Astro Boy, a television super hero, cartoon character, and Japanese import, is at the center of the composition. By placing a Puerto Rican flag tattoo on his right arm, Juan Sánchez is Astro Boy. With sentimental humor, Ame/Rican celebrates my childhood as well as the multicultural reality of all North Americans. It also embraces the complexity of who I am today-this forty-four-year-old who still wants to be Astro Boy, fighting the evils of the universe-evils like imperialism and colonialism.
Life is a Parade is a diptych that addresses the United States’s colonial control over Puerto Rico and the Puerto Rican diasporas in the United States. The upside-down palm tree represents the island of Puerto Rico with its bloodied history and out-of-balance existence. Torn-edge newspaper clippings form a backdrop that speaks refers to the Puerto Rican Armed Clandestine Liberation movements throughout Puerto Rico and the United States. In the middle of all this, you find a color photograph, shot in a New York Puerto Rican Day parade, of a pretty, hazel-eyed girl dressed in a beautiful folkloric dance dress bearing the red, white, and blue colors of the Puerto Rican nationalist flag. The annually televised Puerto Rican Day Parade seems to camouflage the bleak reality of Puerto Ricans living under the vestiges of racism, poverty, drugs, AIDS, police brutality, incarceration, underemployment, and education with misguided indoctrination. But the beauty of that Puerto Rican child symbolizes the never-ending struggle of a people striving for dignity and self-determination. I wish for the viewer to feel through Life is a Parade the extent of my people’s anguish as well as their prevailing joys.

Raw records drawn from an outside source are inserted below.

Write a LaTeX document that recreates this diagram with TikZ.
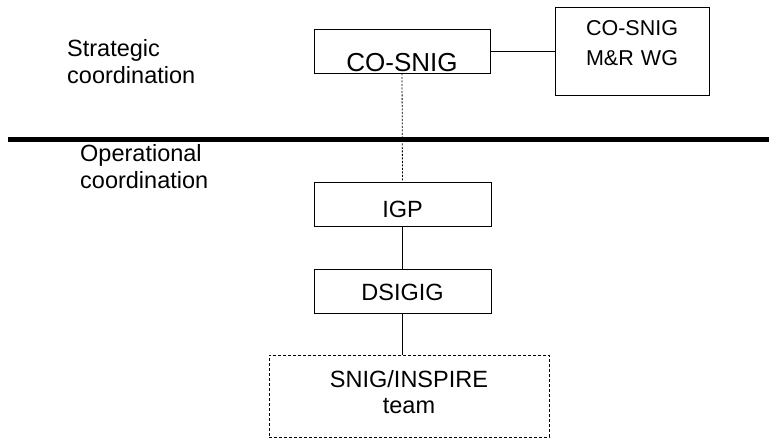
\documentclass[tikz,border=0pt]{standalone}
\usepackage{fontspec}
\setmainfont{Liberation Sans}
\tikzset{
  unitbox/.style={
    rectangle,
    draw,
    thick,
    inner sep=0pt,
    align=center,
    font=\fontsize{23.5}{27}\selectfont
  },
  teambox/.style={
    unitbox,
    dash pattern=on 3pt off 2pt
  },
  levellabel/.style={
    anchor=north west,
    inner sep=0pt,
    align=left,
    text height=18pt,
    font=\fontsize{23.5}{27}\selectfont
  }
}

\begin{document}
\begin{tikzpicture}[x=1pt,y=-1pt]
  \useasboundingbox (0,0) rectangle (769,439);

  % The boxes
  \node[unitbox, text width=176pt, text height=42pt, text depth=2pt,
    font=\fontsize{26}{30}\selectfont]
    (cosnig) at (402,51) {CO-SNIG};
  \node[unitbox, text width=154pt, text height=28pt, text depth=60pt,
    font=\fontsize{21.5}{30}\selectfont]
    (mrwg) at (632,51) {CO-SNIG\\M\&R WG};
  \node[unitbox, text width=177pt, text height=35pt, text depth=9pt]
    (igp) at (402.5,204) {IGP};
  \node[unitbox, text width=177pt, text height=31pt, text depth=13pt]
    (dsigig) at (402.5,291) {DSIGIG};
  \node[teambox, text width=280pt, text height=32pt, text depth=50pt,
    font=\fontsize{23.5}{26}\selectfont]
    (team) at (409,396) {SNIG/INSPIRE\\team};

  % The two levels
  \node[levellabel] (strategic) at (67,65) {Strategic\\coordination};
  \node[levellabel] (operational) at (80,170) {Operational\\coordination};
  \coordinate (sepwest) at (8,139.5);
  \coordinate (sepeast) at (769,139.5);
  \draw[line width=4.5pt] (sepwest) -- (sepeast);

  % The links
  \draw[thick] (cosnig.east) -- (mrwg.west);
  \draw[thick, dash pattern=on 2pt off 1.5pt] (cosnig.south) -- (igp.north);
  \draw[thick] (igp.south) -- (dsigig.north);
  \draw[thick] (dsigig.south) -- (dsigig.south |- team.north);
\end{tikzpicture}
\end{document}
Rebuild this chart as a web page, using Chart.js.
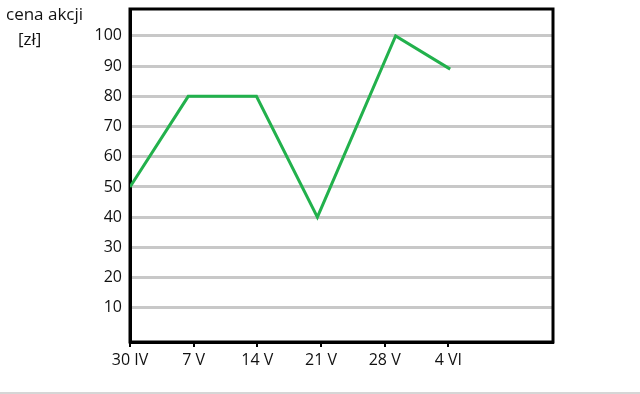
<!DOCTYPE html>
<html>
<head>
<meta charset="utf-8">
<script src="https://cdn.jsdelivr.net/npm/chart.js@4"></script>
<style>
    html, body { margin: 0; padding: 0; background: #fff; }
    .wrap { width: 640px; height: 392px; border-bottom: 2px solid #d6d6d6; }
</style>
</head>
<body>
<div class="wrap"><canvas id="priceChart" width="640" height="392"></canvas></div>
<script>
// days counted from 30 IV
const dayTicks = [0, 7, 14, 21, 28, 35];
const dayLabels = ['30 IV', '7 V', '14 V', '21 V', '28 V', '4 VI'];
const priceTicks = [10, 20, 30, 40, 50, 60, 70, 80, 90, 100];

// stock price readings
const days = [0, 6.4, 13.9, 20.6, 29.2, 35.2];
const prices = [50, 80, 80, 40, 100, 89];

const FONT = "'Open Sans', 'DejaVu Sans', sans-serif";

// black frame round the plot area
const frame = {
    id: 'frame',
    beforeDatasetsDraw(chart) {
        const { ctx, chartArea: a } = chart;
        ctx.save();
        ctx.strokeStyle = '#000';
        ctx.lineWidth = 3;
        ctx.strokeRect(a.left, a.top, a.right - a.left, a.bottom - a.top);
        ctx.restore();
    }
};

// axis caption in the top-left corner
const caption = {
    id: 'caption',
    afterDraw(chart) {
        const { ctx } = chart;
        ctx.save();
        ctx.fillStyle = '#111';
        ctx.font = '17px ' + FONT;
        ctx.textBaseline = 'alphabetic';
        ctx.fillText('cena akcji', 6, 20);
        ctx.fillText('[zł]', 18, 45);
        ctx.restore();
    }
};

new Chart(document.getElementById('priceChart'), {
    type: 'line',
    data: {
        datasets: [{
            label: 'cena akcji',
            data: days.map((d, i) => ({ x: d, y: prices[i] })),
            borderColor: 'rgb(34, 177, 76)',
            borderWidth: 3,
            pointRadius: 0,
            tension: 0,
            fill: false
        }]
    },
    options: {
        responsive: false,
        animation: false,
        layout: { padding: { top: 9, right: 87, left: 0, bottom: 0 } },
        plugins: {
            legend: { display: false },
            tooltip: { enabled: false }
        },
        scales: {
            x: {
                type: 'linear',
                min: 0,
                max: 46.5,
                afterBuildTicks: s => { s.ticks = dayTicks.map(v => ({ value: v })); },
                afterFit: s => { s.height = 50; s.paddingLeft = 0; s.paddingRight = 0; },
                ticks: {
                    callback: v => dayLabels[dayTicks.indexOf(v)],
                    color: '#111',
                    font: { family: FONT, size: 16 },
                    padding: 4,
                    maxRotation: 0,
                    autoSkip: false
                },
                grid: {
                    drawOnChartArea: false,
                    drawTicks: true,
                    tickLength: 5,
                    color: '#000',
                    lineWidth: 2
                },
                border: { color: '#000', width: 3 }
            },
            y: {
                min: -1.3,
                max: 108.9,
                afterBuildTicks: s => { s.ticks = priceTicks.map(v => ({ value: v })); },
                afterFit: s => { s.width = 130; s.paddingTop = 0; s.paddingBottom = 0; },
                ticks: {
                    color: '#111',
                    font: { family: FONT, size: 16 },
                    padding: 8
                },
                grid: {
                    color: '#c8c8c8',
                    lineWidth: 3,
                    drawTicks: false
                },
                border: { color: '#000', width: 3 }
            }
        }
    },
    plugins: [frame, caption]
});
</script>
</body>
</html>
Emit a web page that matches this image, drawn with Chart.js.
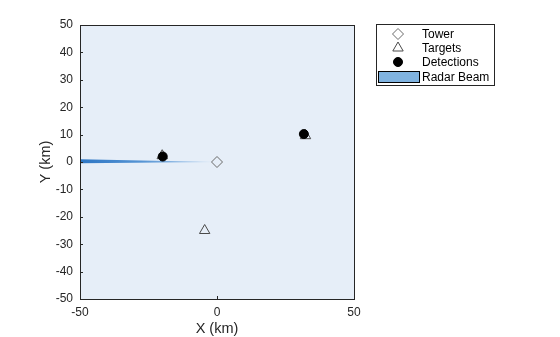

Afro-Taino celebrated the legacy of the African/Taino, Judeo-Christian symbols, signals, and petroglyphs rooted in Puerto Rican culture. It also points to the power of spirituality and faith. European, African, and Aboriginal elements in this print present a visual, multi-layered reference to Jehovah, the Sacred Heart of Christ, Caguana, the Taino goddess of fertility and the all-powerful African god Chango, among others. The images are both significantly rich in meaning and aesthetically attractive. I used a limited palette of a chalky brown tinted gray printed on black paper for a dramatic effect and green hand coloring as a metaphor for faith.
Putting aside the cultural, social, and political content of the works, the real challenge was to produce at Tamarind some visually engaging prints. The formal and technical achievement of these lithographs marks an equally complex and ambitious undertaking I am still very excited about.